### [TASK DESCRIPTION]
Retype the opening lines of the listing below, ending with the line that contains "const effort = [[0,0],[26.3,0],[26.32,-0.8],[30.75,-0.8]];", and leave out any pictures.

——

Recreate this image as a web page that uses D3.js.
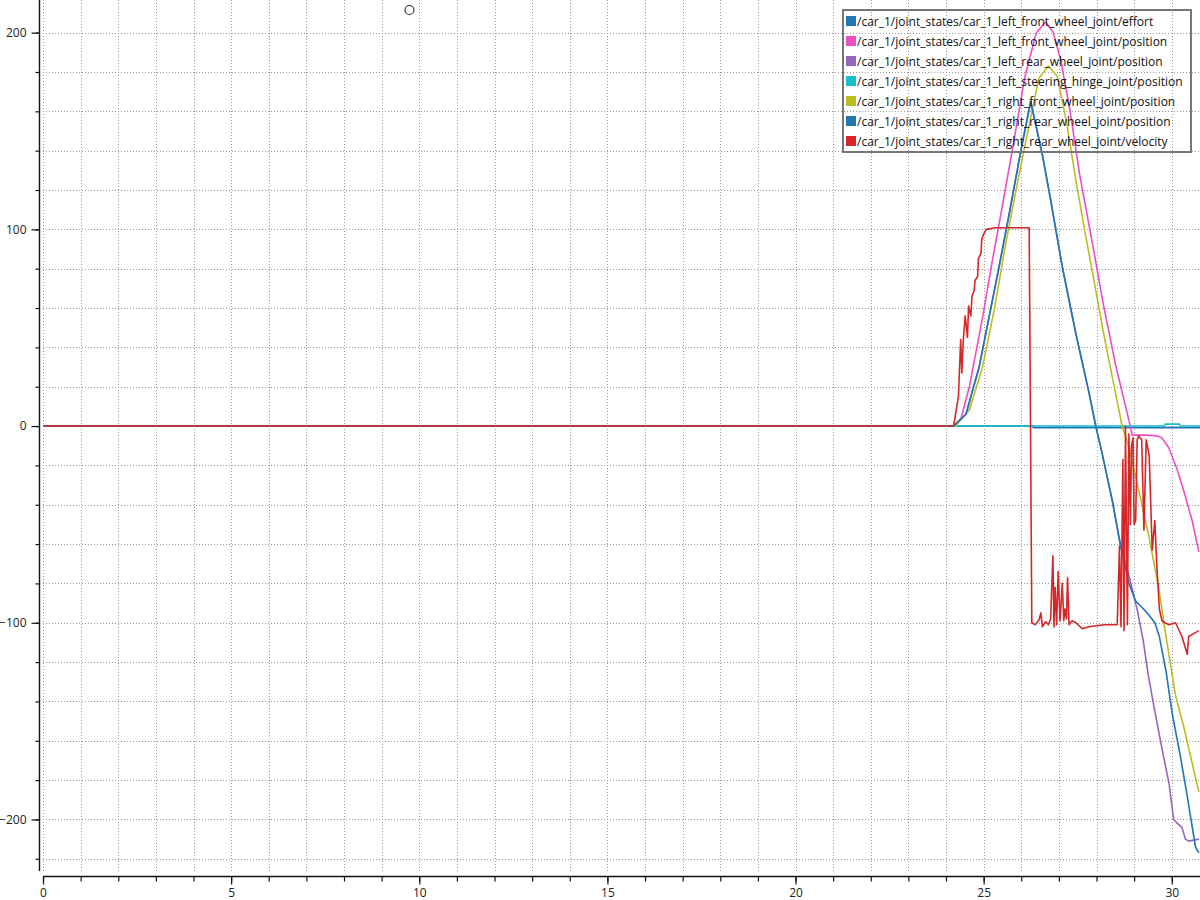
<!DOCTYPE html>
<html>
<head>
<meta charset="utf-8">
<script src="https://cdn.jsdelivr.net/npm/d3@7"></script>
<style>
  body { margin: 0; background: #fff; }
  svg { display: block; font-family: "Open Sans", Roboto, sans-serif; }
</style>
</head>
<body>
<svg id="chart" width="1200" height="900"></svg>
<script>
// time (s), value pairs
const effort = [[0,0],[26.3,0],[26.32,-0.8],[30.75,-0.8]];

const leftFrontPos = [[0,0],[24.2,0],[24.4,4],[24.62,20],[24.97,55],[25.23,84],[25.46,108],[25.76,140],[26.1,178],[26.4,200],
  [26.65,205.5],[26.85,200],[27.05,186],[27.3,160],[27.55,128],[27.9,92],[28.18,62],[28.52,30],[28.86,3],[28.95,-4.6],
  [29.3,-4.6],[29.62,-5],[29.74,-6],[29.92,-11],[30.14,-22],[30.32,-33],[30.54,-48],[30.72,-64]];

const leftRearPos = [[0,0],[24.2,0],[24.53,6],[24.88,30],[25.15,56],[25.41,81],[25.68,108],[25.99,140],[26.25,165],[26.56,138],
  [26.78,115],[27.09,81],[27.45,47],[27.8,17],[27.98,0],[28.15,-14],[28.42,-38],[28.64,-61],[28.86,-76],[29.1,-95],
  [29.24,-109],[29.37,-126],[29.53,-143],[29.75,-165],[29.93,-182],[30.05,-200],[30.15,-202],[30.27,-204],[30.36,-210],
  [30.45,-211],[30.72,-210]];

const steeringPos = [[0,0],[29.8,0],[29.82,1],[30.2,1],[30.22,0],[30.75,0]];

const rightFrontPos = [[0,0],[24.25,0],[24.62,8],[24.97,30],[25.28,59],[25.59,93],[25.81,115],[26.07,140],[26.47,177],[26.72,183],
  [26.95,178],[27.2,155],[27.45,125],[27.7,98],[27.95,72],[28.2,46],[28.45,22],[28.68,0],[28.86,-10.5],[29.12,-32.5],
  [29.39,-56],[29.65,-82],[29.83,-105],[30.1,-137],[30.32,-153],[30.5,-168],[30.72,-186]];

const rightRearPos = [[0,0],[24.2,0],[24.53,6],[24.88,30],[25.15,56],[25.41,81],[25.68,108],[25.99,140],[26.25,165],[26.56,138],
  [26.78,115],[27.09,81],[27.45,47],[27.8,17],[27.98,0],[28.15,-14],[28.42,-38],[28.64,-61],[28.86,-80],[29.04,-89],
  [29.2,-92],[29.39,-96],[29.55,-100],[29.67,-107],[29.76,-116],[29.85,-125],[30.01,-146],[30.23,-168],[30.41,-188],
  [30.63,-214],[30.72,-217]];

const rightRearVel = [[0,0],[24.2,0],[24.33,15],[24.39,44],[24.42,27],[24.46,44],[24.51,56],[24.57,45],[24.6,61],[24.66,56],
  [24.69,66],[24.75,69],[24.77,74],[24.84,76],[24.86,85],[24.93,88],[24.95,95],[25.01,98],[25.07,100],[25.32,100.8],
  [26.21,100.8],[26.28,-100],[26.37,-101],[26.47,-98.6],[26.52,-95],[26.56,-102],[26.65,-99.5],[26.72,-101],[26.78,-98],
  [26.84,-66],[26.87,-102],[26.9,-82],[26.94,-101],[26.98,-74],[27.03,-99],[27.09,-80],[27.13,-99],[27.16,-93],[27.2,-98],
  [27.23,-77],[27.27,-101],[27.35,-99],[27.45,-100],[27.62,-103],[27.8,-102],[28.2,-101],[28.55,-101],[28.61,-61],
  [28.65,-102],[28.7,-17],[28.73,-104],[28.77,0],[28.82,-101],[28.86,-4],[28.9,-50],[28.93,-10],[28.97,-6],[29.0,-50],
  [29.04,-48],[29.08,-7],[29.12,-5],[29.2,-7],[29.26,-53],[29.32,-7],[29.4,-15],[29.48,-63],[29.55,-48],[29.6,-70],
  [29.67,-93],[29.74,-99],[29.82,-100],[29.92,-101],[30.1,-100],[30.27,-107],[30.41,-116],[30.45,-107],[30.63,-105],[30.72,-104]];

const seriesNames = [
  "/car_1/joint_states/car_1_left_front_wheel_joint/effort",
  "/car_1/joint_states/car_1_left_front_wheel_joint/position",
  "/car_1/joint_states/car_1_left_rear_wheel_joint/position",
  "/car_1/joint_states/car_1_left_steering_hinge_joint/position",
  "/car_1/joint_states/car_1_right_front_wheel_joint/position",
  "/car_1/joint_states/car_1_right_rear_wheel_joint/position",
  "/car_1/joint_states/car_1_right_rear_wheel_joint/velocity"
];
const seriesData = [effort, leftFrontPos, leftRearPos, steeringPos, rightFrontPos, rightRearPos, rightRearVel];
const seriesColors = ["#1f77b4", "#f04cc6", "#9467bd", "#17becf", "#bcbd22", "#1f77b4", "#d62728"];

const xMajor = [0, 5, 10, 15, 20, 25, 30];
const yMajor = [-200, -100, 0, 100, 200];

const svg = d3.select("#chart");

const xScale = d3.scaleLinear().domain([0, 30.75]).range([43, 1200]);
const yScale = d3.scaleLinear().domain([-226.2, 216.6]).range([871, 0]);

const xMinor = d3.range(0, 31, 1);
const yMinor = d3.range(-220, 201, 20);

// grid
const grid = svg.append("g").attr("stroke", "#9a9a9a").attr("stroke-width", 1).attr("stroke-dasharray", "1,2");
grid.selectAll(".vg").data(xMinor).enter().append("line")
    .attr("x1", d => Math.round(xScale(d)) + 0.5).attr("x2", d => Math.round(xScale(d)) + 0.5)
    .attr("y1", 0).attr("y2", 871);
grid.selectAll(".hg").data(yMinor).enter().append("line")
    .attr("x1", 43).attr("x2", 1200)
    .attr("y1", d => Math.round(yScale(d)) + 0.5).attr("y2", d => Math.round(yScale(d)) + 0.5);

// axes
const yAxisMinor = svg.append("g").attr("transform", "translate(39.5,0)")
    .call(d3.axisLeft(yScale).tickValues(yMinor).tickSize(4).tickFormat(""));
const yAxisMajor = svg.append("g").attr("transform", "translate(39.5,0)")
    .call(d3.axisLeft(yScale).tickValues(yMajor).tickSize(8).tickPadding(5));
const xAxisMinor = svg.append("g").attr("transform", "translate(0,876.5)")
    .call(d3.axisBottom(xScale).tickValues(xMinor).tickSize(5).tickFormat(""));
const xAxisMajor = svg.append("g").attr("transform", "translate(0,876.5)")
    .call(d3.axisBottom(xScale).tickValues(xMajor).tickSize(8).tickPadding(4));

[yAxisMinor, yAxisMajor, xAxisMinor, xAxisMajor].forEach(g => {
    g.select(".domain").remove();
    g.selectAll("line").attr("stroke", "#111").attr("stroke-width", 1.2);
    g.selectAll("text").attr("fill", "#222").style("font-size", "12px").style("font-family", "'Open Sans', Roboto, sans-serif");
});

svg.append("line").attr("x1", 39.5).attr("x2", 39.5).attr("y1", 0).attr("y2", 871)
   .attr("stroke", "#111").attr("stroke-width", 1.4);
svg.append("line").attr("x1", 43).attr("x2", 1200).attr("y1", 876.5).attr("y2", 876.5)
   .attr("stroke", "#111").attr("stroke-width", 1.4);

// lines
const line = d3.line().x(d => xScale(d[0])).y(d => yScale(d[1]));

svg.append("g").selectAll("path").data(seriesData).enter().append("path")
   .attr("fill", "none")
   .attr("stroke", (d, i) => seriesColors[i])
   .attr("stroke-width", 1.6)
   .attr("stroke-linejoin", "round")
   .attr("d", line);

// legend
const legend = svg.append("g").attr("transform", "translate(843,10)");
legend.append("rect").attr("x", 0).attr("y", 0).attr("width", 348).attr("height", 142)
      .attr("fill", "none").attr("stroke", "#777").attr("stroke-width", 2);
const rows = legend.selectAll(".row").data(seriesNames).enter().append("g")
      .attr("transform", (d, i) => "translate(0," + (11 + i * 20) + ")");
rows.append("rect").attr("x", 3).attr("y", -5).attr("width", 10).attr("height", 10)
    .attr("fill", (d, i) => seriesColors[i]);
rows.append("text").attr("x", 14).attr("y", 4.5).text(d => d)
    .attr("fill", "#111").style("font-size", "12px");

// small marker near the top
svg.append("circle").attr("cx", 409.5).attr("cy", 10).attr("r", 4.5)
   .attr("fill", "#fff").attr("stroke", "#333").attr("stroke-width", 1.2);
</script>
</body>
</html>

——

### [SOLUTION]
Recreate this image as a web page that uses D3.js.
<!DOCTYPE html>
<html>
<head>
<meta charset="utf-8">
<script src="https://cdn.jsdelivr.net/npm/d3@7"></script>
<style>
  body { margin: 0; background: #fff; }
  svg { display: block; font-family: "Open Sans", Roboto, sans-serif; }
</style>
</head>
<body>
<svg id="chart" width="1200" height="900"></svg>
<script>
// time (s), value pairs
const effort = [[0,0],[26.3,0],[26.32,-0.8],[30.75,-0.8]];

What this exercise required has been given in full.